Nevertheless, the anti-Communist outcry had its effect on behavior within the WPA. Even the pro-Communist Workers Alliance told its members they were required to pledge their loyalty to the United States in an echo of the oath required by the relief appropriations bill. “The idea is to answer those who charge we are subversive and against the government,” said Willis R. Morgan, president of the New York chapter. He said Communists could take the pledge and still belong to the union. (By that point the union’s leadership was almost entirely in Communist hands; founder and national president David Lasser would resign within a year and denounce the Workers Alliance as a Communist front.)

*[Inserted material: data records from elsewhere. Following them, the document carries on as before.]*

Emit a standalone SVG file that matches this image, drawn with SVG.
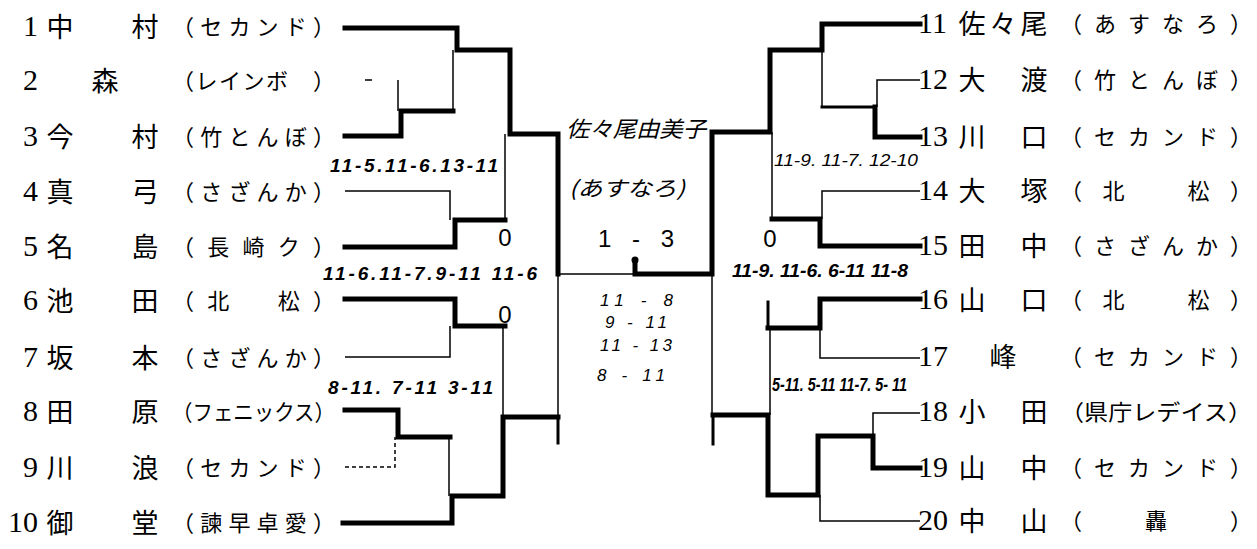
<svg xmlns="http://www.w3.org/2000/svg" width="1257" height="549" viewBox="0 0 1257 549">
<style>
.bg{fill:#fff}
.tk{fill:none;stroke:#000;stroke-width:5;stroke-linecap:square;stroke-linejoin:miter}
.md{fill:none;stroke:#000;stroke-width:3;stroke-linecap:square}
.tn{fill:none;stroke:#000;stroke-width:1.5}
.dt{fill:none;stroke:#000;stroke-width:1.5;stroke-dasharray:4 3}
.num{font-family:"Liberation Serif",serif;font-size:30px;fill:#000;dominant-baseline:central}
.nm{font-family:"Noto Sans CJK JP",sans-serif;font-size:27px;fill:#000;dominant-baseline:central;text-anchor:middle}
.af{font-family:"Noto Sans CJK JP",sans-serif;font-size:22px;fill:#000;dominant-baseline:central}
.sc{font-family:"Liberation Sans",sans-serif;font-size:19px;font-style:italic;font-weight:bold;fill:#000;dominant-baseline:central}
.sr{font-family:"Liberation Sans",sans-serif;font-size:17px;font-style:italic;fill:#000;dominant-baseline:central}
.hw{font-family:"Noto Sans CJK JP",sans-serif;font-style:italic;fill:#000;dominant-baseline:central;text-anchor:middle}
.zr{font-family:"Liberation Sans",sans-serif;font-size:24px;fill:#000;dominant-baseline:central;text-anchor:middle}
</style>
<rect class="bg" x="0" y="0" width="1257" height="549"/>

<g id="connectors">
  <!-- left top -->
  <path class="tk" d="M345,28 H457 V50 H510 V134 H558 V274"/>
  <path class="tk" d="M345,136 H401 V111 H453"/>
  <line class="tn" x1="365" y1="80" x2="372" y2="80"/>
  <path class="tn" d="M398,80 V111"/>
  <path class="tn" d="M453,50 V111"/>
  <path class="tn" d="M345,191 H450 V220"/>
  <path class="tk" d="M345,247 H455 V220 H505"/>
  <path class="tn" d="M505,134 V220"/>
  <!-- left bottom -->
  <path class="tk" d="M345,299 H455 V326 H505"/>
  <path class="tn" d="M345,357 H450 V326"/>
  <path class="tn" d="M503,326 V417"/>
  <path class="tk" d="M345,410 H398 V437 H450"/>
  <path class="dt" d="M345,467 H395 V437"/>
  <path class="tn" d="M449,437 V496"/>
  <path class="tk" d="M343,523 H452 V496 H503 V417 H558"/>
  <path class="tn" d="M558,274 V417"/>
  <path class="md" d="M558,419 V443"/>
  <!-- final -->
  <path class="tn" d="M558,274 H633"/>
  <path class="tk" d="M635,261 V274 H712 V132 H770 V50 H822 V24 H920"/>
  <circle cx="635" cy="260" r="3.5" fill="#000"/>
  <path class="tn" d="M712,274 V415"/>
  <path class="md" d="M713,417 V444"/>
  <!-- right top -->
  <path class="tn" d="M920,80 H877 V107"/>
  <path class="tk" d="M920,137 H875 V107"/>
  <path class="md" d="M875,107 H822"/>
  <path class="tn" d="M822,50 V107"/>
  <path class="tn" d="M772,132 V219"/>
  <path class="tn" d="M920,191 H822 V219"/>
  <path class="tk" d="M920,246 H820 V219 H772"/>
  <!-- right bottom -->
  <path class="tk" d="M920,299 H820 V328 H768"/>
  <path class="md" d="M768,302 V328"/>
  <path class="tn" d="M920,358 H820 V328"/>
  <path class="tn" d="M770,328 V415"/>
  <path class="tn" d="M920,413 H873 V436"/>
  <path class="tk" d="M920,468 H873 V436 H818 V495 H768 V415 H713"/>
  <path class="tn" d="M920,521 H820 V495"/>
</g>

<g id="scores">
  <text class="sc" x="330" y="165" textLength="168" lengthAdjust="spacing">11-5.11-6.13-11</text>
  <text class="sc" x="323" y="273" textLength="214" lengthAdjust="spacing">11-6.11-7.9-11 11-6</text>
  <text class="sc" x="328" y="387" textLength="165" lengthAdjust="spacing">8-11. 7-11 3-11</text>
  <text class="sr" x="774" y="160" textLength="144" lengthAdjust="spacingAndGlyphs">11-9. 11-7. 12-10</text>
  <text class="sc" x="732" y="270" textLength="176" lengthAdjust="spacingAndGlyphs">11-9. 11-6. 6-11 11-8</text>
  <text class="sc" x="772" y="384" textLength="135" lengthAdjust="spacingAndGlyphs">5-11. 5-11 11-7. 5- 11</text>
  <text class="zr" x="505" y="237" font-size="26">0</text>
  <text class="zr" x="505" y="314" font-size="26">0</text>
  <text class="zr" x="770" y="238" font-size="26">0</text>
</g>

<g id="final">
  <text class="hw" x="636" y="127" font-size="22" textLength="140" lengthAdjust="spacingAndGlyphs">佐々尾由美子</text>
  <text class="hw" x="627" y="187" font-size="21" textLength="116" lengthAdjust="spacingAndGlyphs">(あすなろ)</text>
  <text class="zr" x="636" y="238" font-size="34" textLength="76" lengthAdjust="spacing">1 - 3</text>
  <text class="sr" x="600" y="300" font-size="21" textLength="73" lengthAdjust="spacing">11 - 8</text>
  <text class="sr" x="605" y="322" font-size="21" textLength="62" lengthAdjust="spacing">9 - 11</text>
  <text class="sr" x="600" y="345" font-size="21" textLength="72" lengthAdjust="spacing">11 - 13</text>
  <text class="sr" x="597" y="375" font-size="21" textLength="68" lengthAdjust="spacing">8 - 11</text>
</g>

<g id="p1"><text class="num" x="38" y="25" text-anchor="end">1</text><text class="nm" x="60" y="25">中</text><text class="nm" x="145" y="25">村</text><text class="af" x="172" y="25" textLength="163" lengthAdjust="spacing">（セカンド）</text></g>
<g id="p2"><text class="num" x="38" y="79" text-anchor="end">2</text><text class="nm" x="105" y="79">森</text><text class="af" x="172" y="79" textLength="163" lengthAdjust="spacing">（レインボ　）</text></g>
<g id="p3"><text class="num" x="38" y="135" text-anchor="end">3</text><text class="nm" x="60" y="135">今</text><text class="nm" x="145" y="135">村</text><text class="af" x="172" y="135" textLength="163" lengthAdjust="spacing">（竹とんぼ）</text></g>
<g id="p4"><text class="num" x="38" y="190" text-anchor="end">4</text><text class="nm" x="60" y="190">真</text><text class="nm" x="145" y="190">弓</text><text class="af" x="172" y="190" textLength="163" lengthAdjust="spacing">（さざんか）</text></g>
<g id="p5"><text class="num" x="38" y="245" text-anchor="end">5</text><text class="nm" x="60" y="245">名</text><text class="nm" x="145" y="245">島</text><text class="af" x="172" y="245" textLength="163" lengthAdjust="spacing">（長崎ク）</text></g>
<g id="p6"><text class="num" x="38" y="299" text-anchor="end">6</text><text class="nm" x="60" y="299">池</text><text class="nm" x="145" y="299">田</text><text class="af" x="172" y="299" textLength="163" lengthAdjust="spacing">（北　松）</text></g>
<g id="p7"><text class="num" x="38" y="356" text-anchor="end">7</text><text class="nm" x="60" y="356">坂</text><text class="nm" x="145" y="356">本</text><text class="af" x="172" y="356" textLength="163" lengthAdjust="spacing">（さざんか）</text></g>
<g id="p8"><text class="num" x="38" y="410" text-anchor="end">8</text><text class="nm" x="60" y="410">田</text><text class="nm" x="145" y="410">原</text><text class="af" x="172" y="410" textLength="163" lengthAdjust="spacingAndGlyphs">（フェニックス）</text></g>
<g id="p9"><text class="num" x="38" y="466" text-anchor="end">9</text><text class="nm" x="60" y="466">川</text><text class="nm" x="145" y="466">浪</text><text class="af" x="172" y="466" textLength="163" lengthAdjust="spacing">（セカンド）</text></g>
<g id="p10"><text class="num" x="38" y="521" text-anchor="end">10</text><text class="nm" x="60" y="521">御</text><text class="nm" x="145" y="521">堂</text><text class="af" x="172" y="521" textLength="163" lengthAdjust="spacing">（諫早卓愛）</text></g>

<g id="p11"><text class="num" x="918" y="22">11</text><text class="nm" x="972" y="22">佐</text><text class="nm" x="1003" y="22">々</text><text class="nm" x="1034" y="22">尾</text><text class="af" x="1060" y="22" textLength="192" lengthAdjust="spacing">（あすなろ）</text></g>
<g id="p12"><text class="num" x="918" y="78">12</text><text class="nm" x="972" y="78">大</text><text class="nm" x="1034" y="78">渡</text><text class="af" x="1060" y="78" textLength="192" lengthAdjust="spacing">（竹とんぼ）</text></g>
<g id="p13"><text class="num" x="918" y="135">13</text><text class="nm" x="972" y="135">川</text><text class="nm" x="1034" y="135">口</text><text class="af" x="1060" y="135" textLength="192" lengthAdjust="spacing">（セカンド）</text></g>
<g id="p14"><text class="num" x="918" y="189">14</text><text class="nm" x="972" y="189">大</text><text class="nm" x="1034" y="189">塚</text><text class="af" x="1060" y="189" textLength="192" lengthAdjust="spacing">（北　松）</text></g>
<g id="p15"><text class="num" x="918" y="244">15</text><text class="nm" x="972" y="244">田</text><text class="nm" x="1034" y="244">中</text><text class="af" x="1060" y="244" textLength="192" lengthAdjust="spacing">（さざんか）</text></g>
<g id="p16"><text class="num" x="918" y="298">16</text><text class="nm" x="972" y="298">山</text><text class="nm" x="1034" y="298">口</text><text class="af" x="1060" y="298" textLength="192" lengthAdjust="spacing">（北　松）</text></g>
<g id="p17"><text class="num" x="918" y="355">17</text><text class="nm" x="1003" y="355">峰</text><text class="af" x="1060" y="355" textLength="192" lengthAdjust="spacing">（セカンド）</text></g>
<g id="p18"><text class="num" x="918" y="410">18</text><text class="nm" x="972" y="410">小</text><text class="nm" x="1034" y="410">田</text><text class="af" x="1060" y="410" textLength="192" lengthAdjust="spacingAndGlyphs">（県庁レデイス）</text></g>
<g id="p19"><text class="num" x="918" y="466">19</text><text class="nm" x="972" y="466">山</text><text class="nm" x="1034" y="466">中</text><text class="af" x="1060" y="466" textLength="192" lengthAdjust="spacing">（セカンド）</text></g>
<g id="p20"><text class="num" x="918" y="519">20</text><text class="nm" x="972" y="519">中</text><text class="nm" x="1034" y="519">山</text><text class="af" x="1060" y="519" textLength="192" lengthAdjust="spacing">（　轟　）</text></g>
</svg>
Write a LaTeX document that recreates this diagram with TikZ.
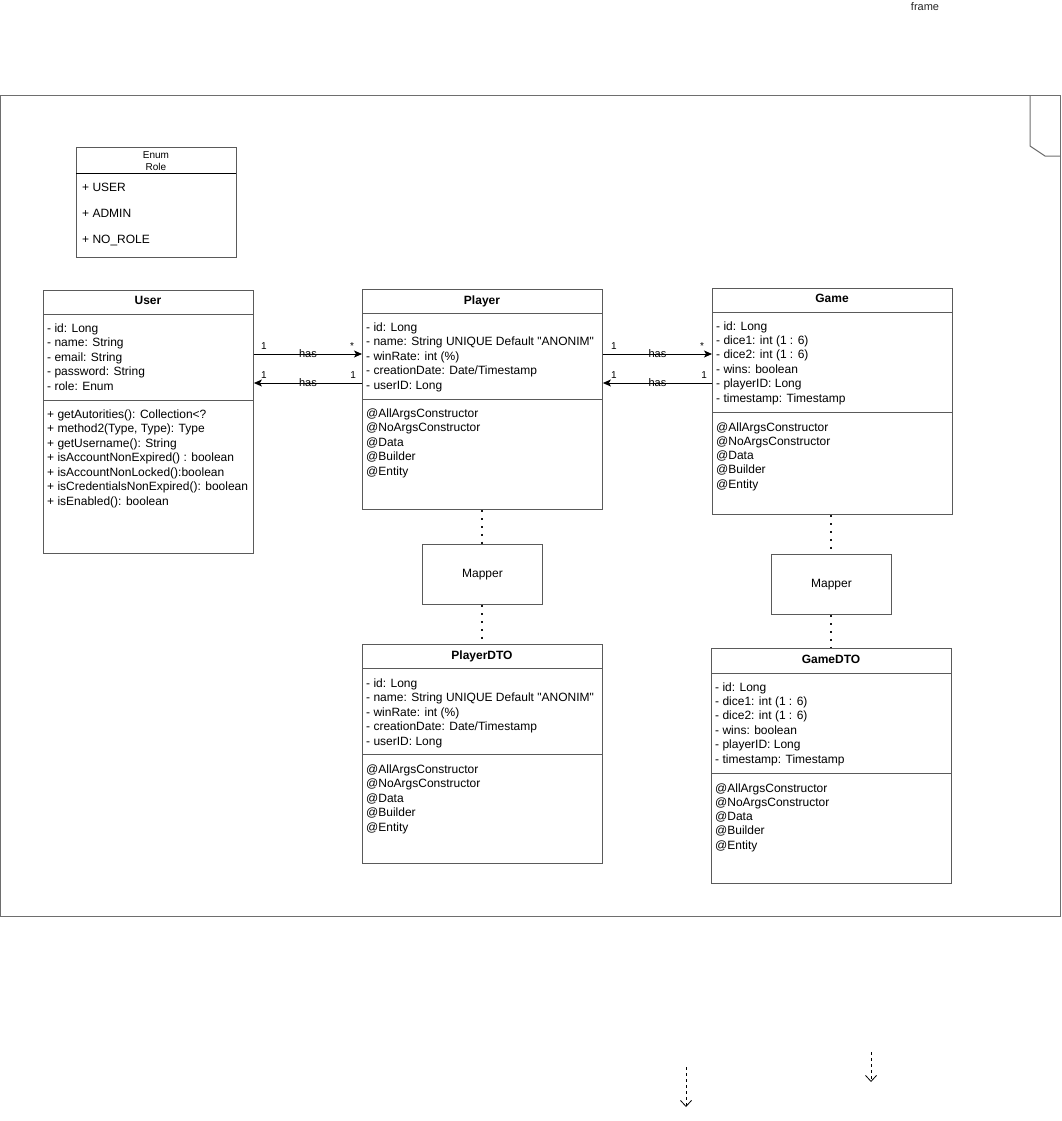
\documentclass[tikz,border=0pt]{standalone}
\usepackage{fontspec}
\setmainfont{Liberation Sans}[Ligatures=TeXOff]
\usepackage{xcolor}
\usetikzlibrary{arrows.meta,positioning}
\definecolor{linegray}{HTML}{5A5A5A}
\definecolor{framegray}{HTML}{6E6E6E}

\begin{document}
\begin{tikzpicture}[x=1pt, y=-1pt,
    box/.style={rectangle, draw=linegray, line width=0.9pt, anchor=north west, inner sep=0pt, font=\fontsize{12}{14}\selectfont},
    ttl/.style={anchor=base, inner sep=0pt, font=\fontsize{12}{14}\selectfont\bfseries},
    member/.style={anchor=base west, inner sep=0pt, font=\fontsize{12}{14}\selectfont},
    sep/.style={draw=linegray, line width=0.9pt},
    assoc/.style={draw=black, line width=0.9pt, -{Stealth[length=8pt,width=7pt,inset=2pt]}},
    lbl/.style={inner sep=0pt, font=\fontsize{10}{12}\selectfont, anchor=base},
    haslbl/.style={midway, inner sep=0pt, font=\fontsize{11}{13}\selectfont},
    mapline/.style={draw=black!90, line width=2pt, dash pattern=on 2pt off 5.8pt, dash phase=-0.5pt},
    dep/.style={line width=0.8pt, dash pattern=on 3pt off 3pt, -{Straight Barb[length=6pt,width=11pt]}}]
    \useasboundingbox (0,0) rectangle (1061,1121);

    % frame
    \node (framelabel) [inner sep=0pt, font=\fontsize{11}{13}\selectfont, text=black!85] at (925,7) {frame};
    \draw [framegray, line width=1pt] (0,96) rectangle (1060,916);
    \draw [framegray, line width=1pt] (1030,96) -- (1030,146) -- (1045,156) -- (1060,156);

    % enum
    \node (role) [box, minimum width=160pt, minimum height=110pt] at (76,147) {};
    \node (roleenum) [lbl, font=\fontsize{10}{12}\selectfont] at (156,158.6) {Enum};
    \node (rolename) [lbl, font=\fontsize{10}{12}\selectfont] at (156,170.6) {Role};
    \draw [black, line width=0.9pt] (76,173) -- (236,173);
    \foreach \t [count=\i from 0] in {+ USER, + ADMIN, + NO\_ROLE}
        \node (role-\i) [member] at (82,191+26*\i) {\t};

    % user
    \node (user) [box, minimum width=210pt, minimum height=263pt] at (43,290) {};
    \node (usertitle) [ttl] at (148,304) {User};
    \draw [sep] (43,314) -- (253,314);
    \draw [sep] (43,400) -- (253,400);
    \foreach \t [count=\i from 0] in {- id: Long, - name: String, - email: String, - password: String, - role: Enum}
        \node (user-a\i) [member] at (47,332+14.5*\i) {\t};
    \foreach \t [count=\i from 0] in {+ getAutorities(): Collection<?, {+ method2(Type, Type): Type}, + getUsername(): String, + isAccountNonExpired() : boolean, + isAccountNonLocked():boolean, + isCredentialsNonExpired(): boolean, + isEnabled(): boolean}
        \node (user-m\i) [member] at (47,418+14.5*\i) {\t};

    % player
    \node (player) [box, minimum width=240pt, minimum height=220pt] at (362,289) {};
    \node (playertitle) [ttl] at (482,304) {Player};
    \draw [sep] (362,313) -- (602,313);
    \draw [sep] (362,399) -- (602,399);
    \foreach \t [count=\i from 0] in {- id: Long, - name: String UNIQUE Default "ANONIM", - winRate: int (\%), - creationDate: Date/Timestamp, - userID: Long}
        \node (player-a\i) [member] at (366,331+14.5*\i) {\t};
    \foreach \t [count=\i from 0] in {@AllArgsConstructor, @NoArgsConstructor, @Data, @Builder, @Entity}
        \node (player-n\i) [member] at (366,417+14.5*\i) {\t};

    % game
    \node (game) [box, minimum width=240pt, minimum height=226pt] at (712,288) {};
    \node (gametitle) [ttl] at (832,302) {Game};
    \draw [sep] (712,312) -- (952,312);
    \draw [sep] (712,412) -- (952,412);
    \foreach \t [count=\i from 0] in {- id: Long, - dice1: int (1 : 6), - dice2: int (1 : 6), - wins: boolean, - playerID: Long, - timestamp: Timestamp}
        \node (game-a\i) [member] at (716,330+14.4*\i) {\t};
    \foreach \t [count=\i from 0] in {@AllArgsConstructor, @NoArgsConstructor, @Data, @Builder, @Entity}
        \node (game-n\i) [member] at (716,431+14.3*\i) {\t};

    % mappers
    \node (mapperp) [box, minimum width=120pt, minimum height=60pt] at (422,544) {Mapper};
    \node (mapperg) [box, minimum width=120pt, minimum height=60pt] at (771,554) {Mapper};

    % player dto
    \node (playerdto) [box, minimum width=240pt, minimum height=219pt] at (362,644) {};
    \node (playerdtotitle) [ttl] at (482,659) {PlayerDTO};
    \draw [sep] (362,668) -- (602,668);
    \draw [sep] (362,754) -- (602,754);
    \foreach \t [count=\i from 0] in {- id: Long, - name: String UNIQUE Default "ANONIM", - winRate: int (\%), - creationDate: Date/Timestamp, - userID: Long}
        \node (playerdto-a\i) [member] at (366,687+14.5*\i) {\t};
    \foreach \t [count=\i from 0] in {@AllArgsConstructor, @NoArgsConstructor, @Data, @Builder, @Entity}
        \node (playerdto-n\i) [member] at (366,773+14.5*\i) {\t};

    % game dto
    \node (gamedto) [box, minimum width=240pt, minimum height=235pt] at (711,648) {};
    \node (gamedtotitle) [ttl] at (831,663) {GameDTO};
    \draw [sep] (711,673) -- (951,673);
    \draw [sep] (711,773) -- (951,773);
    \foreach \t [count=\i from 0] in {- id: Long, - dice1: int (1 : 6), - dice2: int (1 : 6), - wins: boolean, - playerID: Long, - timestamp: Timestamp}
        \node (gamedto-a\i) [member] at (715,691+14.4*\i) {\t};
    \foreach \t [count=\i from 0] in {@AllArgsConstructor, @NoArgsConstructor, @Data, @Builder, @Entity}
        \node (gamedto-n\i) [member] at (715,792+14.3*\i) {\t};

    % associations
    \draw [assoc] ([yshift=-64pt]user.north east) -- ([yshift=-65pt]player.north west)
        node [haslbl] {has}
        node [lbl, pos=0.092, yshift=4.5pt] {1}
        node [lbl, pos=0.908, yshift=4.5pt] {*};
    \draw [assoc] ([yshift=-94pt]player.north west) -- ([yshift=-93pt]user.north east)
        node [haslbl] {has}
        node [lbl, pos=0.083, yshift=5pt] {1}
        node [lbl, pos=0.908, yshift=5pt] {1};
    \draw [assoc] ([yshift=-65pt]player.north east) -- ([yshift=-66pt]game.north west)
        node [haslbl] {has}
        node [lbl, pos=0.1, yshift=4.5pt] {1}
        node [lbl, pos=0.91, yshift=4.5pt] {*};
    \draw [assoc] ([yshift=-95pt]game.north west) -- ([yshift=-94pt]player.north east)
        node [haslbl] {has}
        node [lbl, pos=0.073, yshift=5pt] {1}
        node [lbl, pos=0.9, yshift=5pt] {1};

    % mapper links
    \draw [mapline] (player.south) -- (mapperp.north);
    \draw [mapline] (mapperp.south) -- (playerdto.north);
    \draw [mapline] (game.south -| mapperg.north) -- (mapperg.north);
    \draw [mapline] (mapperg.south) -- (gamedto.north -| mapperg.south);

    % loose dependencies
    \coordinate (depa1) at (686,1067);
    \coordinate (depa2) at (686,1107);
    \coordinate (depb1) at (871,1052);
    \coordinate (depb2) at (871,1082);
    \draw [dep] (depa1) -- (depa2);
    \draw [dep] (depb1) -- (depb2);
\end{tikzpicture}
\end{document}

Workers who declined to sign the loyalty oath were summarily dismissed. But very few, no matter how they felt about it, were willing or able to give up their paychecks on grounds of principle. In New York, only 66 of the 103,985 WPA workers in the city failed to sign, some apparently because they were sick and had not been at work. One who refused was Art Project muralist August Henkel, a Communist who had run for Congress and state office on the party ticket.

Henkel had painted aviation scenes for the terminal at Brooklyn’s Floyd Bennett Field, but once he was fired and his politics had been revealed, critics looked for evidence of subversion in his murals. The Women’s International Association of Aeronautics, the Flatbush Chamber of Commerce, and the Floyd Bennett Post of the American Legion found much cause for suspicion. The Wright brothers, they said, seemed to be dressed in Russian peasant garb, one of Henkel’s planes resembled a Soviet aircraft, the star on a pictured Naval Reserve hangar was red, not the regulation white, and one of his figures looked like Josef Stalin. As far as the Stalin image was concerned, Henkel maintained that he had merely copied a picture of Franz Reichelt, a mustachioed Austrian tailor who dabbled (fatally) in parachuting, having combined an overcoat and parachute that he tested by jumping from the Eiffel Tower and falling to his death. Nevertheless, his Bennett Field murals were ripped down and destroyed in 1940.